El pensamiento mecanicista, que tanto alardea de objetividad, se precipita en la trampa del reduccionismo: La religión se interpretará como una ‘neurosis’ que desfigura la visión objetiva del mundo; Dios no es más que la imagen sublimada del padre; la sexualidad es una energía que hay que descargar y cuya represión provoca tensiones insoportables, y causa neurosis. Esta teoría reduccionista no ha sido nunca demostrada.
Se comprende que cuando los llamados ‘psicólogos de las profundidades’ estudian un fenómeno religioso, caen enseguida en las mismas interpretaciones reduccionistas, las cuales, sin embargo, por concebir al hombre como una máquina, convencen fácilmente a muchos que, aunque no entiendan de máquinas, al menos las manejan sin cesar.
Entre los críticos destaca el biólogo premio Nobel, Peter Medawar, para quien ‘la teoría doctrinaria psicoanalítica es la estafa más horrenda del siglo’.
Es cierto que puede haber formas neuróticas en la ‘vida de piedad’. Es evidente que de la misma manera que existen educadores neuróticos, también haya políticos, médicos y psicólogos neuríticos y también ateos y agnósticos neuróticos.
Sin dida se presentan algunos tipos de educación religiosa parcial, formalista que traen consecuencias nocivas para el desarrollo de una espiritualidad verdaderamente cristiana. Y aquí, la contribución de la sicología puede tener una importancia notable. Pero los juicios psicológicos no deben ser aceptados ciegamente por directores espirituales.

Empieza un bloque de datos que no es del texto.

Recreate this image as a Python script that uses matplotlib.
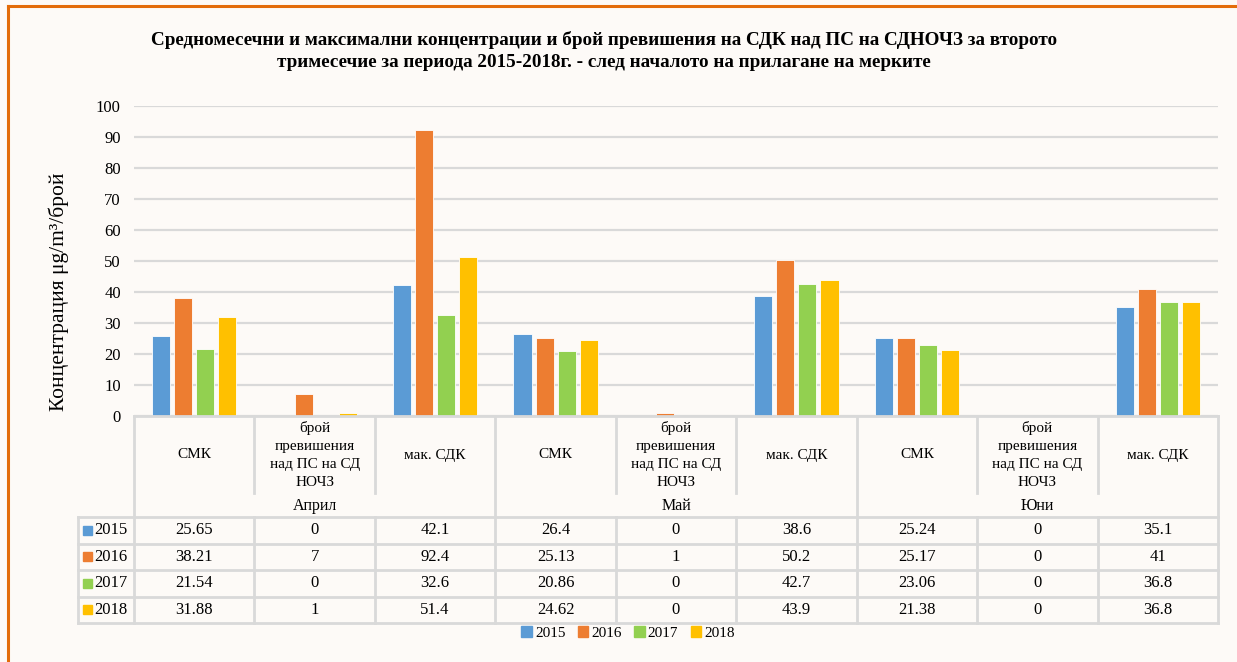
import numpy as np
import matplotlib
matplotlib.use('Agg')
import matplotlib.pyplot as plt
from matplotlib.patches import Patch

plt.rcParams['font.family'] = ['Liberation Serif', 'DejaVu Serif']

# --- data ---
months = ['Април', 'Май', 'Юни']
metrics = ['СМК', 'брой\nпревишения\nнад ПС на СД\nНОЧЗ', 'мак. СДК']
years = ['2015', '2016', '2017', '2018']
v2015 = [25.65, 0, 42.1, 26.4, 0, 38.6, 25.24, 0, 35.1]
v2016 = [38.21, 7, 92.4, 25.13, 1, 50.2, 25.17, 0, 41]
v2017 = [21.54, 0, 32.6, 20.86, 0, 42.7, 23.06, 0, 36.8]
v2018 = [31.88, 1, 51.4, 24.62, 0, 43.9, 21.38, 0, 36.8]
series = [v2015, v2016, v2017, v2018]
colors = ['#5B9BD5', '#ED7D31', '#92D050', '#FFC000']

title = ('Средномесечни и максимални концентрации и брой превишения на СДК над ПС на СДНОЧЗ за второто\n'
         'тримесечие за периода 2015-2018г. - след началото на прилагане на мерките')
ylabel = 'Концентрация μg/m³/брой'

W, H = 1237, 662
bg = '#FDFAF7'
grid_c = '#D9D9D9'

fig = plt.figure(figsize=(W / 100, H / 100), dpi=100, facecolor=bg)

# plot area in pixels
px_l, px_r, px_t, px_b = 134, 1218, 106, 416
ax = fig.add_axes([px_l / W, 1 - px_b / H, (px_r - px_l) / W, (px_b - px_t) / H])
ax.set_facecolor(bg)

n_cat = len(v2015)
x = np.arange(n_cat) + 0.5
step, width = 0.183, 0.15
for i, (vals, c) in enumerate(zip(series, colors)):
    ax.bar(x + (i - 1.5) * step, vals, width=width, color=c,
           edgecolor='white', linewidth=0.6, zorder=3)

ax.set_xlim(0, n_cat)
ax.set_ylim(0, 100)
ax.set_yticks(np.arange(0, 101, 10))
ax.set_xticks([])
ax.tick_params(axis='y', length=0, pad=9.5, labelsize=12)
ax.yaxis.grid(True, color=grid_c, linewidth=1.6, zorder=0)
for s in ax.spines.values():
    s.set_visible(False)
ax.set_ylabel(ylabel, fontsize=15.5)
ax.yaxis.set_label_coords((69 - px_l) / (px_r - px_l), (px_b - 292) / (px_b - px_t))

fig.text(604 / W, 1 - 51 / H, title, ha='center', va='center',
         fontsize=13.8, fontweight='bold', linespacing=1.33)

# --- data table (pixel-coordinate overlay) ---
tb = fig.add_axes([0, 0, 1, 1])
tb.set_xlim(0, W)
tb.set_ylim(H, 0)
tb.axis('off')
tb.patch.set_visible(False)

col_w = (px_r - px_l) / n_cat
cols = [px_l + i * col_w for i in range(n_cat + 1)]
key_l = 78
cat_bottom = 493
head_bottom = 517
row_h = 26.5
rows = [head_bottom + i * row_h for i in range(len(years) + 1)]
lw = 2.0

# horizontal lines
tb.plot([px_l, px_r], [px_b, px_b], color=grid_c, lw=lw)
for y in rows:
    tb.plot([key_l, px_r], [y, y], color=grid_c, lw=lw)
# vertical lines
tb.plot([key_l, key_l], [rows[0], rows[-1]], color=grid_c, lw=lw)
for i, xc in enumerate(cols):
    if i % 3 == 0:
        tb.plot([xc, xc], [px_b, rows[-1]], color=grid_c, lw=lw)
    else:
        tb.plot([xc, xc], [px_b, cat_bottom], color=grid_c, lw=lw)
        tb.plot([xc, xc], [rows[0], rows[-1]], color=grid_c, lw=lw)

# header labels
for i in range(n_cat):
    tb.text((cols[i] + cols[i + 1]) / 2, 455, metrics[i % 3], ha='center', va='center',
            fontsize=11, linespacing=1.5)
for m, name in enumerate(months):
    tb.text((cols[3 * m] + cols[3 * m + 3]) / 2, 506, name, ha='center', va='center', fontsize=11.5)

# rows
for r, (yr, vals, c) in enumerate(zip(years, series, colors)):
    yc = (rows[r] + rows[r + 1]) / 2
    tb.add_patch(plt.Rectangle((key_l + 5, yc - 4.5), 9, 9, color=c))
    tb.text(key_l + 16, yc, yr, ha='left', va='center', fontsize=12)
    for i, v in enumerate(vals):
        tb.text((cols[i] + cols[i + 1]) / 2, yc, f'{v:g}', ha='center', va='center', fontsize=12)

# legend
handles = [Patch(color=c, label=y) for c, y in zip(colors, years)]
fig.legend(handles=handles, loc='center', bbox_to_anchor=(628 / W, 1 - 633 / H), ncol=4,
           frameon=False, fontsize=11, handlelength=0.7, handleheight=0.7,
           handletextpad=0.2, columnspacing=0.8)

# orange border (left and top)
tb.plot([8, 8], [6, H], color='#E36C0A', lw=2.2, clip_on=False)
tb.plot([8, W], [6, 6], color='#E36C0A', lw=2.2, clip_on=False)

fig.savefig('out.png', dpi=100, facecolor=bg)
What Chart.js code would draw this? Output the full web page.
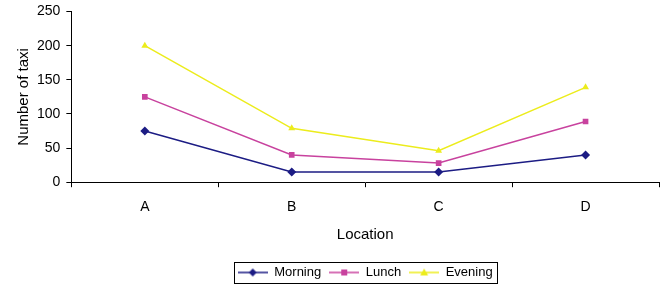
<!DOCTYPE html>
<html><head><meta charset="utf-8">
<script src="https://cdn.jsdelivr.net/npm/chart.js@4"></script>
<style>html,body{margin:0;padding:0;background:#fff}#wrap{width:669px;height:288px}</style>
</head><body><div id="wrap"><canvas id="c" width="669" height="288"></canvas></div>
<script>
const categories = ['A', 'B', 'C', 'D'];
const morning = [75, 15, 15, 40];
const lunch = [125, 40, 28, 89];
const evening = [200, 79, 46, 139];
const yTicks = [0, 50, 100, 150, 200, 250];
const seriesNames = ['Morning', 'Lunch', 'Evening'];
const colors = ['#1c1c84', '#c8429e', '#ecec1c'];
const markers = ['rectRot', 'rect', 'triangle'];

function legendImg(color, marker) {
  const cv = document.createElement('canvas');
  cv.width = 30; cv.height = 10;
  const x = cv.getContext('2d');
  x.strokeStyle = color; x.lineWidth = 1.5;
  x.beginPath(); x.moveTo(0, 5); x.lineTo(30, 5); x.stroke();
  x.fillStyle = color;
  x.beginPath();
  if (marker === 'rectRot') { x.moveTo(15, 1); x.lineTo(19, 5); x.lineTo(15, 9); x.lineTo(11, 5); }
  else if (marker === 'rect') { x.rect(12, 2, 6, 6); }
  else { x.moveTo(15, 1); x.lineTo(19, 8); x.lineTo(11, 8); }
  x.closePath(); x.fill();
  return cv;
}

const legendBorder = {
  id: 'legendBorder',
  afterDraw(chart) {
    const hb = chart.legend.legendHitBoxes;
    if (!hb || !hb.length) return;
    const l = Math.min(...hb.map(b => b.left)) - 4;
    const r = Math.max(...hb.map(b => b.left + b.width)) + 4;
    const t = Math.min(...hb.map(b => b.top)) - 4;
    const btm = Math.max(...hb.map(b => b.top + b.height)) + 4;
    const ctx = chart.ctx;
    ctx.save(); ctx.strokeStyle = '#000'; ctx.lineWidth = 1;
    ctx.strokeRect(Math.round(l) + 0.5, Math.round(t) + 0.5, Math.round(r - l), Math.round(btm - t));
    ctx.restore();
  }
};

const datasets = [morning, lunch, evening].map((d, i) => ({
  label: seriesNames[i], data: d,
  borderColor: colors[i], backgroundColor: colors[i],
  borderWidth: 1.5, pointStyle: markers[i], pointRadius: i === 0 ? 4.5 : 4,
  pointBorderWidth: 0, tension: 0
}));

Chart.defaults.font.family = '"Liberation Sans", Arial, sans-serif';
Chart.defaults.font.size = 12;
Chart.defaults.color = '#000';

new Chart(document.getElementById('c'), {
  type: 'line',
  data: { labels: categories, datasets },
  options: {
    responsive: false, animation: false,
    layout: { padding: { top: 0, right: 10, left: 10, bottom: -1 } },
    plugins: {
      tooltip: { enabled: false },
      legend: {
        position: 'bottom', fullSize: false,
        labels: {
          usePointStyle: true, pointStyleWidth: 30, padding: 8,
          font: { size: 13 },
          generateLabels: () => seriesNames.map((n, i) => ({
            text: n, pointStyle: legendImg(colors[i], markers[i]),
            fillStyle: colors[i], strokeStyle: colors[i], lineWidth: 0, datasetIndex: i, hidden: false
          }))
        }
      }
    },
    scales: {
      x: {
        offset: true,
        grid: { offset: true, drawOnChartArea: false, drawTicks: true, tickLength: 5, color: '#000' },
        border: { color: '#000', width: 1 },
        ticks: { padding: 12, font: { size: 14 } },
        title: { display: true, text: 'Location', font: { size: 15 }, padding: { top: -2, bottom: 14 } }
      },
      y: {
        min: 0, max: 250,
        afterBuildTicks: (s) => { s.ticks = yTicks.map(v => ({ value: v })); },
        grid: { drawOnChartArea: false, drawTicks: true, tickLength: 5, color: '#000' },
        border: { color: '#000', width: 1 },
        ticks: { padding: 6, font: { size: 14, lineHeight: 0.8 } },
        title: { display: true, text: 'Number of taxi', font: { size: 15 }, padding: { top: 5, bottom: -2 } }
      }
    }
  },
  plugins: [legendBorder]
});
</script></body></html>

Se debería tener en cuenta que muchos analistas de profesión están obsesionados por encontrar lo morboso detrás de las conductas religiosas, aun en las más excelentes. Y hay quien se arroga el derecho de comprender la vida psíquica normal a partir de sus propias perturbaciones.
No sorprenderá, por tanto, que no pocos de ellos denuncien en la práctica religiosa y en la observancia de los diez mandamientos, en las declaraciones del Magisterio, en la transmisión de la fe en la familia o en la escuela, en la confesión sacramental o en el celibato, conflictos neuróticos mal resueltos, sexualidad amordazada, afán de poder, agresividad insuficientemente sublimada, traumas infantiles no superados, o mecanismos de defensa contra la angustia vital. Y lo hacen con una monotonía exasperante.
Según los esquemas freudianos, el fenómeno de la culpabilidad no sería más que un ‘mal funcionamiento del aparato psíquico’ como consecuencia de las pulsiones instintivas derivadas del parricidio y del incesto, anhelados inconscientemente. A ello se debe que el sicólogo-sexólogo T. Brocher publicara lo siguiente: “La ‘gracia de Dios’ es una proyección de la dependencia infantil; los mandamientos de Dios son una cosificación de normas sociales trasformadas en ‘superyo’; los valores objetivos no son más que un ideal del yo autofabricado opresor de la conciencia; la confesión de los pecados es sumisión servil que huye del diálogo, y la acusación ante el sacerdote es una institución inventada por un grupo social (la Iglesia) que va a lo suyo y desvalija a los demás, con el fin de mantener sus estructuras de poder”.
Al leer estas aberraciones viene a la memoria el dicho de S. Bernardo: ‘El lenguaje del amor parece bárbaro a aquellos que no aman’.
La formación de los jóvenes de hoy se enfrenta a casos de educación explícitamente antirreligiosa. Hoy, toda educación cristiana tiene que enfrentarse con las ideologías más o menos materialistas, evolucionistas, hedonistas, de género, etc. Tenemos que presentar una imagen del hombre verdaderamente cristiana, porque solo en ese marco puede comprenderse el don de sí que nos enseña Jesús.